The other day I was stuck behind a Ford Excursion that was going even slower
than I, in my full-blown maturity, usually drive. Sometimes when I feel the need
to project a tad more aggressive image, I put on my bushy black wig and sit on
my booster cushion. But in this instance, because the rear window of the SUV was
so dark and so forbidding, so wholly disguising what kind of person, or people,
or scary things it was transporting, I made no effort to fool anyone or to hide
my trademark geniality.
I’d read that the marketing strategy for SUVs is to project an image of
intimidation ... of mastery of every road situation that could possibly arise. I
believe the strategy works. If I didn’t see actual drivers of SUVs when they get
out of their modified trucks, I’d think SUV owners were a whole new offshoot of
Homo sapien. But they aren’t. They-R-us. Good and bad. Pleasant and snarly.
Honest and dishonest. Rich and richer.
So I stayed patiently behind that 6-foot-8-by-6-foot-8 wall paradoxically
painted environmental green, thinking these SUV thoughts, waiting patiently
until I could see far enough ahead to pass. I figured this driver was simply
trying to save gas—that’s what I do since gas is closer to costing what it
should cost and probably soon will. I’d read that the Excursion averages 12 to
14 miles per gallon and even before I started to drive as if gas-is-gold, I
averaged 26 to 27 miles per gallon in my Toyota Corolla. Now that I drive as if
my gas line is an IV drip, not a fire hose, I get 32 to 33 mpg. Truly.

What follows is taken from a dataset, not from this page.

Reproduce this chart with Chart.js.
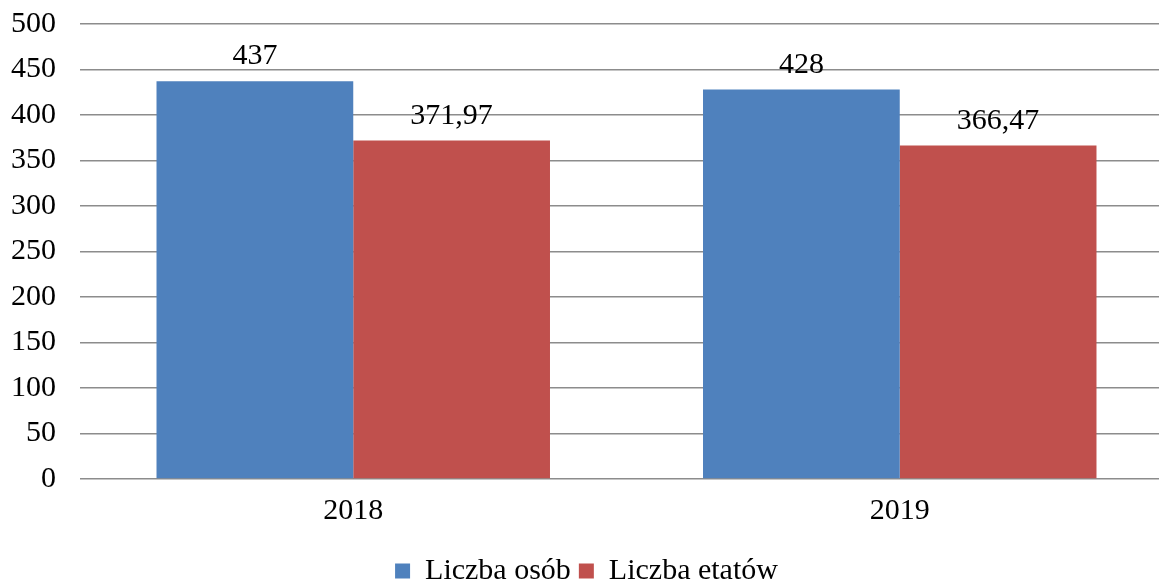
<!DOCTYPE html>
<html lang="pl">
<head>
<meta charset="UTF-8">
<title>Liczba osób i etatów</title>
<script src="https://cdn.jsdelivr.net/npm/chart.js"></script>
<style>
    html, body { margin: 0; padding: 0; background: #fff; overflow: hidden; }
    #wrap { width: 1173px; height: 580px; }
</style>
</head>
<body>
<div id="wrap"><canvas id="chart"></canvas></div>
<script>
// Data
const years = ['2018', '2019'];
const persons = [437, 428];
const posts = [371.97, 366.47];
const seriesNames = ['Liczba osób', 'Liczba etatów'];

const FONT = '"Liberation Serif", "Times New Roman", serif';
const SIZE = 30;

const fmt = v => String(v).replace('.', ',');

// draws the value above each bar
const valueLabels = {
    id: 'valueLabels',
    afterDatasetsDraw(chart) {
        const ctx = chart.ctx;
        ctx.save();
        ctx.font = SIZE + 'px ' + FONT;
        ctx.fillStyle = '#000';
        ctx.textAlign = 'center';
        ctx.textBaseline = 'alphabetic';
        chart.data.datasets.forEach((ds, i) => {
            chart.getDatasetMeta(i).data.forEach((bar, j) => {
                ctx.fillText(fmt(ds.data[j]), bar.x, bar.y - 17);
            });
        });
        ctx.restore();
    }
};

new Chart(document.getElementById('chart'), {
    type: 'bar',
    data: {
        labels: years,
        datasets: [
            { label: seriesNames[0], data: persons, backgroundColor: '#4F81BD' },
            { label: seriesNames[1], data: posts, backgroundColor: '#C0504D' }
        ]
    },
    options: {
        responsive: true,
        maintainAspectRatio: false,
        animation: false,
        categoryPercentage: 0.72,
        barPercentage: 1.0,
        layout: { padding: { top: 24, right: 0, left: 0, bottom: -16 } },
        plugins: {
            legend: {
                position: 'bottom',
                labels: {
                    font: { family: FONT, size: SIZE },
                    color: '#000',
                    boxWidth: 15,
                    boxHeight: 15,
                    padding: 8
                }
            },
            tooltip: { enabled: false }
        },
        scales: {
            x: {
                grid: { display: false, drawTicks: false },
                border: { display: false },
                ticks: { font: { family: FONT, size: SIZE }, color: '#000', padding: 14 },
                afterFit(scale) { scale.height = 69; }
            },
            y: {
                min: 0,
                max: 500,
                ticks: { stepSize: 50, font: { family: FONT, size: SIZE }, color: '#000', padding: 24 },
                grid: { color: '#8c8c8c', lineWidth: 1.5, drawTicks: false },
                border: { display: false },
                afterFit(scale) {
                    scale.width = 80;
                    scale.paddingTop = 0;
                    scale.paddingBottom = 0;
                }
            }
        }
    },
    plugins: [valueLabels]
});
</script>
</body>
</html>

I do love to get 32-33 mpg. My record is 36 back in August when the engine
was warm even before I turned the key and I didn’t waste a drop starting. I felt
smug about the money I was saving, but what I wanted to feel was morally
superior. And that day putzing along behind that SUV, the moral hook I yearned
for came like a revelation. HOSANNA! I’d credit my extra five miles a gallon to
a needy SUV. I’d save the money and the SUV can boast a whopping 17 to 19 miles
per gallon. I had a particular SUV in mind for my credits, one I see at the post
office several times a week, an almost handsome hulk I wouldn’t mind being
caught dead in if it got decent mileage.
My excitement grew. Just think, I thought, all of us non-SUV drivers can
increase our mileage five miles a gallon and credit those miles to needy SUV’s.
We can set up an account—call it "The Blaine County SUV Credit Fund." How
uniquely patriotic. If we start the credit fund here in our little valley, I
don’t see how we’ll miss being featured on Peter Jennings some night. Then just
watch the Credit Fund for SUVs catch on all over the country. Except for maybe
Texas.
I can tell you all kinds of tricks to increase your gasoline mileage, but one
is paramount. It makes all the difference. Think of it as a commandment: "Drive
as if you have no brakes." I guarantee that if you do nothing more than this
your mileage average will soar. And no-brake driving offers the perfect sound
bite for Peter Jennings news too: "They’re driving brakeless in Blaine."
Neighbors, we’re headed for our 15 minutes of fame.
No-brake driving isn’t easy. Think about it: All that planning way ahead for
every stop sign and every weird thing other drivers might do isn’t fun until
you’re skilled. As Alan Greenspan might express it, becoming a skilled no-brake
driver takes exuberant patience. Even more than exuberant patience, it takes
steadfast courage—courage to stay patriotic and keep your foot off the gas and
keep on coasting when you’re still half a block away from a stop sign and the
yahoo behind you is climbing up your exhaust pipe and making obscene gestures
clearly visible in your rear view mirror. There’ll be times when you’ll be
tempted to nudge the gas—but if you do you’ll waste half a cup, maybe more—gas
wasted solely to keep that tailgater from a case of road rage. But steadfastness
is its own reward, and true patriotism can’t be turned on and off.
My job requires that I drive from Ketchum to Hailey every Thursday morning,
and it’s an exquisite thrill when I can drive all 12 miles without braking. Yes,
I need lots of luck with traffic and lights—but good luck happens. Twice I’ve
made it to my destination at the Courthouse and eased into a diagonal parking
spot without touching the brakes from where I turned onto the highway south of
Ketchum until ignition off in Hailey. I wouldn’t have to brake turning onto the
highway if there was a "yield" sign instead of a "stop" sign there. And it
should be yield. There’s little southbound traffic in the morning; a yield would
still put the onus on me to neither cream nor be creamed. There are stop signs
all over town that should be changed to yield. Add up all the gas saved at the
end of a year and it’ll fill a tanker.
You’ll feel great about saving up gas credits for SUVs. The only downside
I’ve found is that once you become a no-brake driver, when you see a brake light
flash and know that driver is squandering gas, it makes you cringe. It’s painful
to see how many flashers there are: heavy-footed drivers quick-stepping from
pedal to brake. We must learn to think of our gas tanks as toilets. Then we’ll
know that when our brake lights flash, we’re flushing.